To wit: the episode in which Charlotte announces that she is going to quit working. Why? Because she is married, and Trey suggested it. The response from all three friends is unanimously negative, but nuanced.
Carrie keeps looking at her sideways as if she's announced a plan to do something unsavory (purchase a Nigerian child to keep as a maid? Wear shoes from Payless? Something undeniably unacceptable in Manhattan-world). She clearly is appalled but doesn't want to hurt Charlotte's feelings.
The redheaded lawyer looks shocked. Speechless. Can't even spit out what's wrong with it.

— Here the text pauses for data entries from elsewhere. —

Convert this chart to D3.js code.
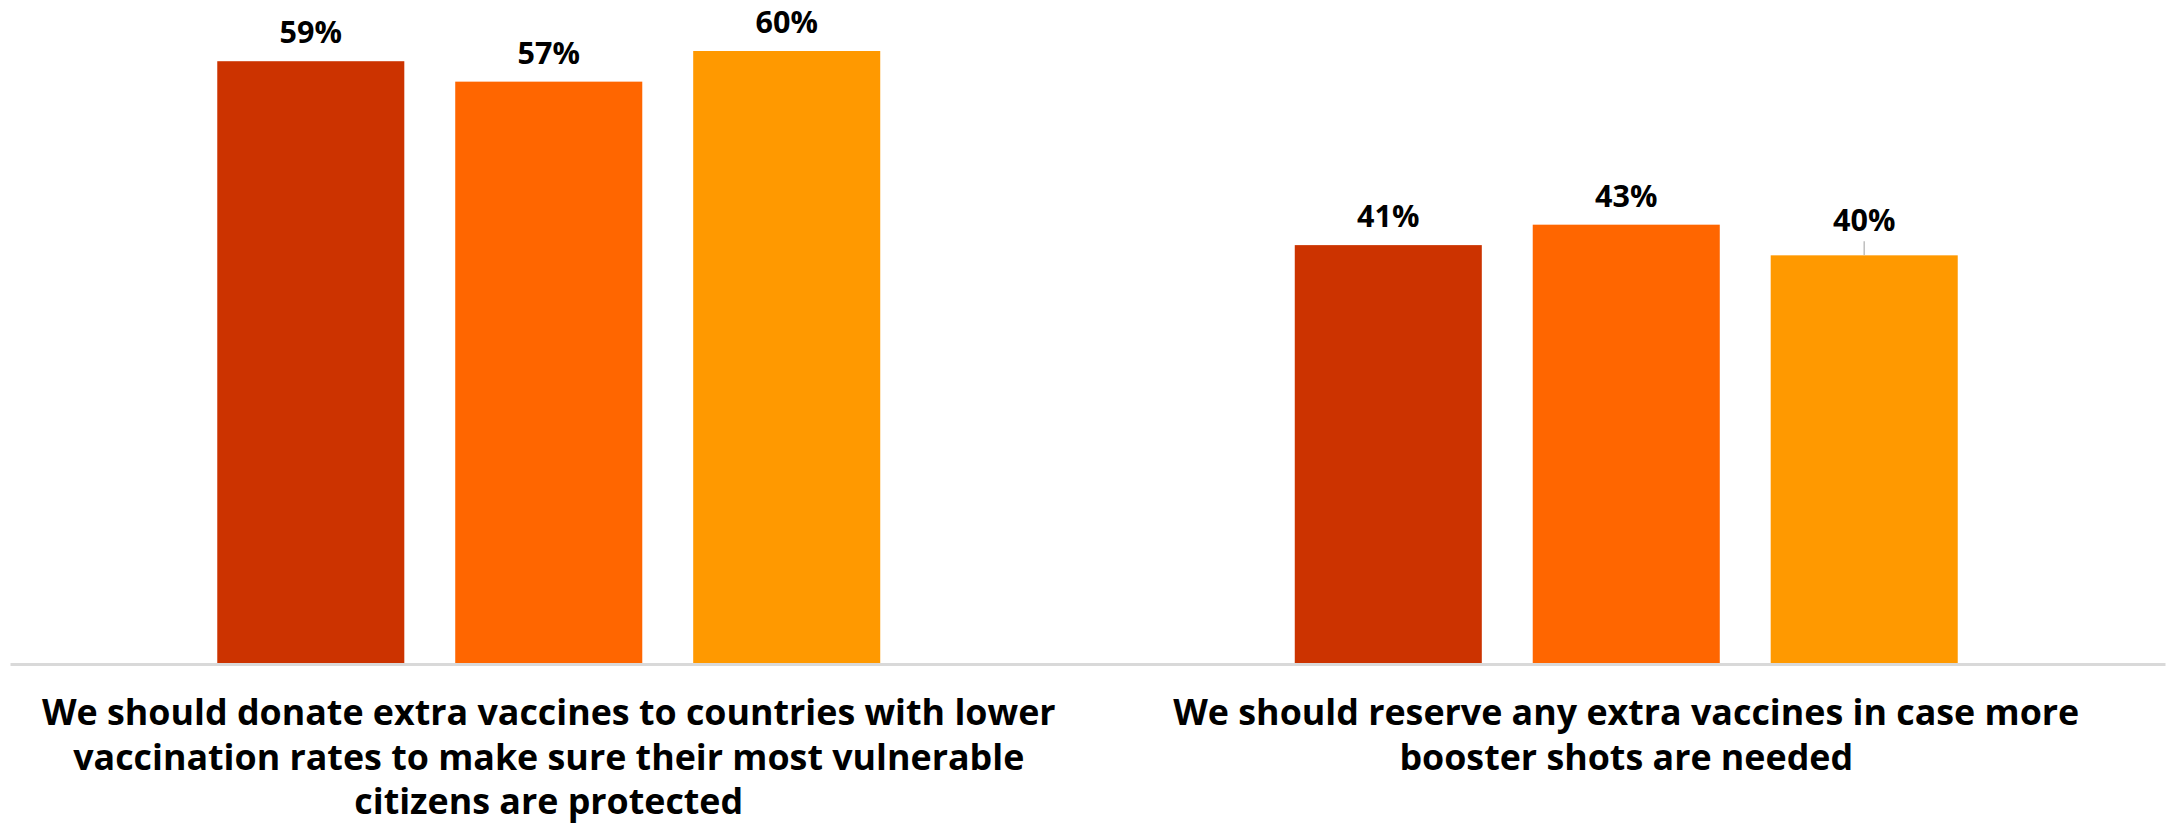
<!DOCTYPE html>
<html>
<head>
<meta charset="utf-8">
<script src="https://cdn.jsdelivr.net/npm/d3@7"></script>
<style>
  html, body { margin: 0; padding: 0; background: #fff; }
  svg { display: block; }
</style>
</head>
<body>
<svg id="chart" width="2176" height="824"></svg>
<script>
// ---- Data ----
const categories = [
  "We should donate extra vaccines to countries with lower vaccination rates to make sure their most vulnerable citizens are protected",
  "We should reserve any extra vaccines in case more booster shots are needed"
];
const categoryLines = [
  ["We should donate extra vaccines to countries with lower", "vaccination rates to make sure their most vulnerable", "citizens are protected"],
  ["We should reserve any extra vaccines in case more", "booster shots are needed"]
];
const seriesNames = ["Series 1", "Series 2", "Series 3"];
const series1 = [59, 41];
const series2 = [57, 43];
const series3 = [60, 40];
const seriesColors = ["#CC3300", "#FF6600", "#FF9900"];

const seriesValues = [series1, series2, series3];
const rows = [];
categories.forEach((c, ci) => {
  seriesNames.forEach((s, si) => rows.push({cat: c, ci, series: s, si, value: seriesValues[si][ci]}));
});

// ---- Layout ----
const svg = d3.select("#chart");
const left = 10, right = 2165, baseY = 664;

const x0 = d3.scaleBand().domain(categories).range([left, right]).padding(0);
const x1 = d3.scaleBand().domain(seriesNames).range([0, x0.bandwidth()])
  .paddingInner(0.214).paddingOuter(0.871);
const y = d3.scaleLinear().domain([0, 60]).range([baseY, 51]);
const color = d3.scaleOrdinal().domain(seriesNames).range(seriesColors);

// bars
svg.append("g").selectAll("rect").data(rows).join("rect")
  .attr("x", d => x0(d.cat) + x1(d.series))
  .attr("y", d => y(d.value))
  .attr("width", x1.bandwidth())
  .attr("height", d => y(0) - y(d.value))
  .attr("fill", d => color(d.series));

// baseline axis
const xAxis = d3.axisBottom(x0).tickSize(0).tickFormat("");
const ax = svg.append("g").attr("transform", `translate(0,${baseY})`).call(xAxis);
ax.select(".domain").attr("stroke", "#d9d9d9").attr("stroke-width", 3);

// value labels
const lifted = d => (d.ci === 1 && d.si === 2) ? 6 : 0;
svg.append("g").selectAll("line").data(rows.filter(d => lifted(d) > 0)).join("line")
  .attr("x1", d => x0(d.cat) + x1(d.series) + x1.bandwidth() / 2)
  .attr("x2", d => x0(d.cat) + x1(d.series) + x1.bandwidth() / 2)
  .attr("y1", d => y(d.value) - 14)
  .attr("y2", d => y(d.value))
  .attr("stroke", "#bfbfbf").attr("stroke-width", 1.5);

svg.append("g").selectAll("text").data(rows).join("text")
  .attr("x", d => x0(d.cat) + x1(d.series) + x1.bandwidth() / 2)
  .attr("y", d => y(d.value) - 18 - lifted(d))
  .attr("text-anchor", "middle")
  .attr("font-family", "'Open Sans', sans-serif")
  .attr("font-weight", "bold")
  .attr("font-size", 30.5)
  .attr("fill", "#000")
  .text(d => d.value + "%");

// category labels
const lineH = 44.5, firstY = 725;
const catG = svg.append("g").selectAll("text").data(categories).join("text")
  .attr("x", d => x0(d) + x0.bandwidth() / 2)
  .attr("y", firstY)
  .attr("text-anchor", "middle")
  .attr("font-family", "'Open Sans', sans-serif")
  .attr("font-weight", "bold")
  .attr("font-size", 35.8)
  .attr("fill", "#000");
catG.each(function(d, i) {
  const t = d3.select(this);
  categoryLines[i].forEach((line, li) => {
    t.append("tspan")
      .attr("x", x0(d) + x0.bandwidth() / 2)
      .attr("y", firstY + li * lineH)
      .text(line);
  });
});
</script>
</body>
</html>
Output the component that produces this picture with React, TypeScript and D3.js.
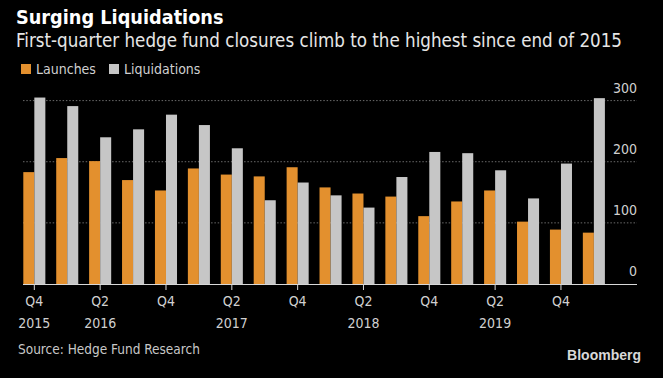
import React from "react";
import * as d3 from "d3";

const quarters = [
  "Q4 2015", "Q1 2016", "Q2 2016", "Q3 2016", "Q4 2016",
  "Q1 2017", "Q2 2017", "Q3 2017", "Q4 2017",
  "Q1 2018", "Q2 2018", "Q3 2018", "Q4 2018",
  "Q1 2019", "Q2 2019", "Q3 2019", "Q4 2019", "Q1 2020",
];
const launches = [183, 206, 201, 170, 153, 189, 179, 176, 191, 158, 148, 143, 111, 135, 153, 102, 89, 84];
const liquidations = [305, 291, 240, 253, 277, 260, 222, 137, 166, 145, 125, 175, 216, 214, 186, 140, 197, 304];
const yTicks = [0, 100, 200, 300];
const xTickLabels: { q: string; top: string; bottom: string }[] = [
  { q: "Q4 2015", top: "Q4", bottom: "2015" },
  { q: "Q2 2016", top: "Q2", bottom: "2016" },
  { q: "Q4 2016", top: "Q4", bottom: "" },
  { q: "Q2 2017", top: "Q2", bottom: "2017" },
  { q: "Q4 2017", top: "Q4", bottom: "" },
  { q: "Q2 2018", top: "Q2", bottom: "2018" },
  { q: "Q4 2018", top: "Q4", bottom: "" },
  { q: "Q2 2019", top: "Q2", bottom: "2019" },
  { q: "Q4 2019", top: "Q4", bottom: "" },
];
const seriesNames = ["Launches", "Liquidations"];

const W = 663;
const H = 378;
const ORANGE = "#e3902e";
const GRAY = "#c6c6c6";
const FONT = "'DejaVu Sans Condensed', 'Liberation Sans Narrow', 'Liberation Sans', sans-serif";

export default function App() {
  const x = d3.scaleBand<string>().domain(quarters).range([23.3, 604.9]).paddingInner(0.33).paddingOuter(0);
  const sub = d3.scaleBand<string>().domain(seriesNames).range([0, x.bandwidth()]).padding(0);
  const y = d3.scaleLinear().domain([0, 300]).range([284, 100.6]);
  const gridX0 = 23;
  const gridX1 = 637;

  return (
    <svg width={W} height={H} style={{ position: "absolute", left: 0, top: 0, background: "#000" }}>
      <rect x={0} y={0} width={W} height={H} fill="#000" />
      <text x={16} y={24} fill="#fff" fontFamily={FONT} fontWeight="bold" fontSize={19.7}>
        Surging Liquidations
      </text>
      <text x={16} y={47} fill="#e6e6e6" fontFamily={FONT} fontSize={18.6}>
        First-quarter hedge fund closures climb to the highest since end of 2015
      </text>
      {/* legend */}
      <rect x={21} y={64} width={10} height={10} fill={ORANGE} />
      <text x={36} y={74} fill="#d0d0d0" fontFamily={FONT} fontSize={14}>Launches</text>
      <rect x={109} y={64} width={10} height={10} fill={GRAY} />
      <text x={124} y={74} fill="#d0d0d0" fontFamily={FONT} fontSize={14}>Liquidations</text>

      {/* gridlines */}
      {yTicks.filter((t) => t > 0).map((t) => (
        <line key={t} x1={gridX0} x2={gridX1} y1={y(t)} y2={y(t)} stroke="#6a6a6a" strokeWidth={1} strokeDasharray="1.5,1.8" />
      ))}
      {yTicks.map((t) => (
        <text key={"l" + t} x={637} y={y(t) - 8} textAnchor="end" fill="#d0d0d0" fontFamily={FONT} fontSize={14}>
          {t}
        </text>
      ))}

      {/* bars */}
      {quarters.map((q, i) => (
        <g key={q} transform={`translate(${x(q)},0)`}>
          <rect x={sub("Launches")} y={y(launches[i])} width={sub.bandwidth()} height={y(0) - y(launches[i])} fill={ORANGE} />
          <rect x={sub("Liquidations")} y={y(liquidations[i])} width={sub.bandwidth()} height={y(0) - y(liquidations[i])} fill={GRAY} />
        </g>
      ))}

      {/* baseline */}
      <line x1={gridX0} x2={gridX1} y1={y(0) + 0.5} y2={y(0) + 0.5} stroke="#d8d8d8" strokeWidth={1} />

      {/* x ticks */}
      {xTickLabels.map((t) => {
        const cx = (x(t.q) as number) + x.bandwidth() / 2;
        return (
          <g key={t.q}>
            <line x1={cx} x2={cx} y1={y(0)} y2={y(0) + 6} stroke="#d8d8d8" strokeWidth={1} />
            <text x={cx} y={306} textAnchor="middle" fill="#d0d0d0" fontFamily={FONT} fontSize={14}>{t.top}</text>
            {t.bottom && (
              <text x={cx} y={328} textAnchor="middle" fill="#d0d0d0" fontFamily={FONT} fontSize={14}>{t.bottom}</text>
            )}
          </g>
        );
      })}

      <text x={18} y={354} fill="#c8c8c8" fontFamily={FONT} fontSize={13.5}>Source: Hedge Fund Research</text>
      <text x={641} y={360} textAnchor="end" fill="#d8d8d8" fontFamily="'Liberation Sans Narrow', 'Liberation Sans', Arial, sans-serif" fontWeight="bold" fontSize={14}>
        Bloomberg
      </text>
    </svg>
  );
}
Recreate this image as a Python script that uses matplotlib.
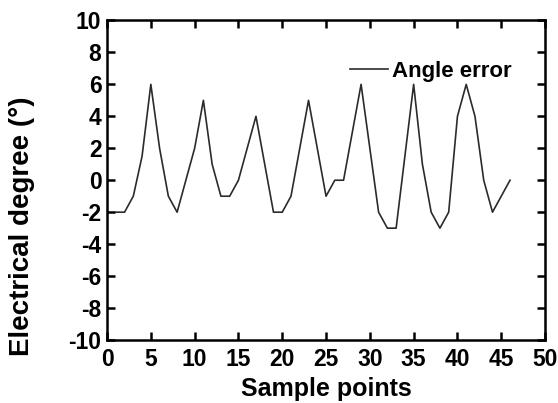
import numpy as np
import matplotlib.pyplot as plt

# sample index and angle error values
samples = list(range(1, 47))
angle_err = [-2, -2, -1, 1.5, 6, 2, -1, -2, 0, 2,
             5, 1, -1, -1, 0, 2, 4, 1, -2, -2,
             -1, 2, 5, 2, -1, 0, 0, 3, 6, 2,
             -2, -3, -3, 1.5, 6, 1, -2, -3, -2, 4,
             6, 4, 0, -2, -1, 0]

x_ticks = list(range(0, 51, 5))
y_ticks = list(range(-10, 11, 2))

plt.rcParams['font.family'] = ['Liberation Sans', 'DejaVu Sans']
plt.rcParams['font.weight'] = 'bold'
plt.rcParams['axes.unicode_minus'] = False

fig = plt.figure(figsize=(5.58, 4.03), dpi=100)
ax = fig.add_axes([0.1918, 0.1563, 0.785, 0.793])

ax.plot(samples, angle_err, color='#2b2b2b', lw=1.2, label='Angle error')

ax.set_xlim(0, 50)
ax.set_ylim(-10, 10)
ax.set_xticks(x_ticks)
ax.set_yticks(y_ticks)
ax.tick_params(direction='in', length=6, width=1.8, labelsize=16.5,
               top=True, right=True)
ax.tick_params(axis='x', pad=6)
ax.tick_params(axis='y', pad=4)
for lbl in ax.get_xticklabels() + ax.get_yticklabels():
    lbl.set_fontweight('bold')
for s in ax.spines.values():
    s.set_linewidth(1.8)

ax.set_xlabel('Sample points', fontsize=18, fontweight='bold', labelpad=4)
ax.set_ylabel('Electrical degree (°)', fontsize=20, fontweight='bold')
ax.yaxis.set_label_coords(-0.165, 0.355)

leg = ax.legend(loc='center left', bbox_to_anchor=(0.555, 0.84), frameon=False,
                borderpad=0, borderaxespad=0,
                handlelength=1.7, handletextpad=0.2,
                prop={'size': 16, 'weight': 'bold'})

fig.savefig('out.png', dpi=100)
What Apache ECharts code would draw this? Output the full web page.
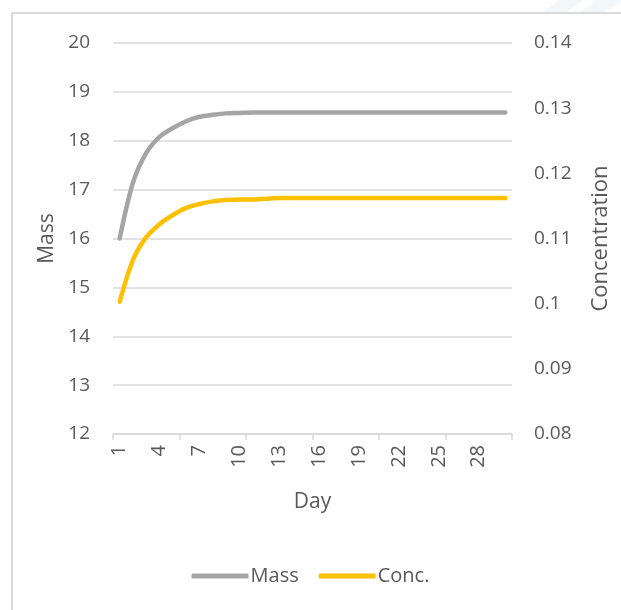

And Samantha says that she better be damn sure this is what she wants, because the women who will want her job are "22, perky, and ruthless." Which is true.
Charlotte says it'd be nice to spend more time reading, working for charity, and, ohmigod, taking pottery classes. It's clear that she knows she's being ridiculous, and none of her friends approve but they don't want to be unsupportive. And it's clear it's because her husband wants her to be a pretty pet, not a career woman.
Granted, this is a bourgeois problem to have - how many women have this choice? How many have satisfying lucrative careers? But once they have the career, why give it up to loll around painting coffee mugs? I've never quite grokked Charlotte as a gallerista; she's too sweet and indecisive and immature. Real gallerists have to be aggressive salespeople with strong visions and lots of bank. I think she manages a gallery, which means she's not responsible for the bank, but that means she has to be a badass administrator and people-wrangler. Charlotte doesn't appear to be any of these things. But, in the imaginary world of Sex and the City, it's her job, she's good at it, and she's going to give it up for... what?? Nothing, really. I haven't seen enough of the show to know what happens when she & Trey divorce and she has to support herself again. I hope at some point the difficulty of hopping back on the job market after a break is addressed.
What I loved, though, is the entirely negative response to the notion that a woman would give up a successful, lucrative career for no good reason. Being married to a rich man is not a good reason. And that is why, despite the flaws, I dig Sex and the City. They want to Find Mr. Right but that doesn't mean they would give up everything else once they find him.
Now if only those women would look as if they actually ate the lunches they are eternally lingering over.